Great Science Fiction by Scientists
- Cover of the first edition.
- Editor: Groff Conklin
- Language: English
- Genre: Science fiction
- Publisher: Collier Books
- Publication date: 1962
- Publication place: United States
- Media type: Print (paperback)
- Pages: 313

= Great Science Fiction by Scientists =

Science fiction anthology

Great Science Fiction by Scientists is an anthology of science fiction short stories edited by Groff Conklin. It was first published in paperback by Collier Books in 1962; it was reprinted twice in that year and again in 1966, 1967, 1968, 1970 and 1978.

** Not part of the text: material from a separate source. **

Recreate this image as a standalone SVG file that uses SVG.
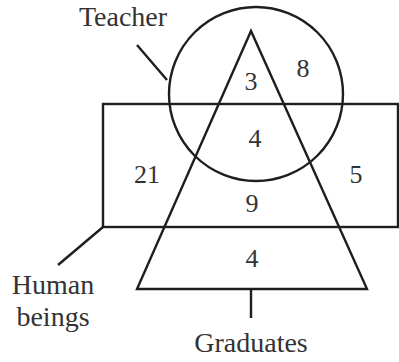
<svg xmlns="http://www.w3.org/2000/svg" width="399" height="362" viewBox="0 0 399 362">
<style>
.s{fill:none;stroke:#1e1e1e;stroke-width:2.4;stroke-linejoin:miter}
.t{font-family:"Liberation Serif","Times New Roman",serif;fill:#333;text-anchor:middle}
.lbl{font-size:28px}
.num{font-size:26px}
</style>
<rect width="399" height="362" fill="#fff"/>
<g id="human-beings">
<rect class="s" x="103" y="104" width="295" height="123"/>
</g>
<g id="teacher">
<circle class="s" cx="256" cy="94" r="87"/>
</g>
<g id="graduates">
<polygon class="s" points="251,31 137,289 367,289"/>
</g>
<g id="connectors">
<line class="s" x1="137" y1="45" x2="167" y2="80"/>
<line class="s" x1="103" y1="227" x2="58" y2="265"/>
<line class="s" x1="251" y1="289" x2="251" y2="318"/>
</g>
<g id="labels">
<text class="t lbl" x="123" y="26">Teacher</text>
<text class="t lbl" x="53" y="294">Human</text>
<text class="t lbl" x="53" y="326">beings</text>
<text class="t lbl" x="251" y="352">Graduates</text>
</g>
<g id="numbers">
<text class="t num" x="251" y="90">3</text>
<text class="t num" x="303" y="77">8</text>
<text class="t num" x="255" y="147">4</text>
<text class="t num" x="147" y="183">21</text>
<text class="t num" x="356" y="183">5</text>
<text class="t num" x="252" y="212">9</text>
<text class="t num" x="252" y="267">4</text>
</g>
</svg>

The book collects sixteen novellas, novelettes and short stories by various science fiction authors who also happened to be actual scientists, together with an introduction by the editor. The stories were previously published from 1926-1961 in various science fiction and other magazines.

==Contents==
- "On Science Fiction by Scientists" (Groff Conklin)
- "What If ..." (Isaac Asimov)
- "The Ultimate Catalyst" (Eric Temple Bell)
- "The Gostak and the Doshes" (Miles J. Breuer, M.D.)
- "Summertime on Icarus" (Arthur C. Clarke)
- "The Neutrino Bomb" (Ralph S. Cooper)
- "Last Year's Grave Undug" (Chan Davis)
- "The Gold-Makers" (J. B. S. Haldane)
- "The Tissue-Culture King" (Julian Huxley)
- "A Martian Adventure" (Willy Ley)
- "Learning Theory" (James McConnell)
- "The Mother of Necessity" (Chad Oliver)
- "John Sze's Future" (John R. Pierce)
- "Kid Anderson" (Robert S. Richardson)
- "Pilot Lights of the Apocalypse" (Dr. Louis N. Ridenour)
- "Grand Central Terminal" (Leo Szilard)
- "The Brain" (Norbert Wiener)

==Reception==
Floyd C. Gale of Galaxy Science Fiction rated the collection 4.5 stars out of five, stating that "Conklin has come up with an engrossing 'idea' anthology".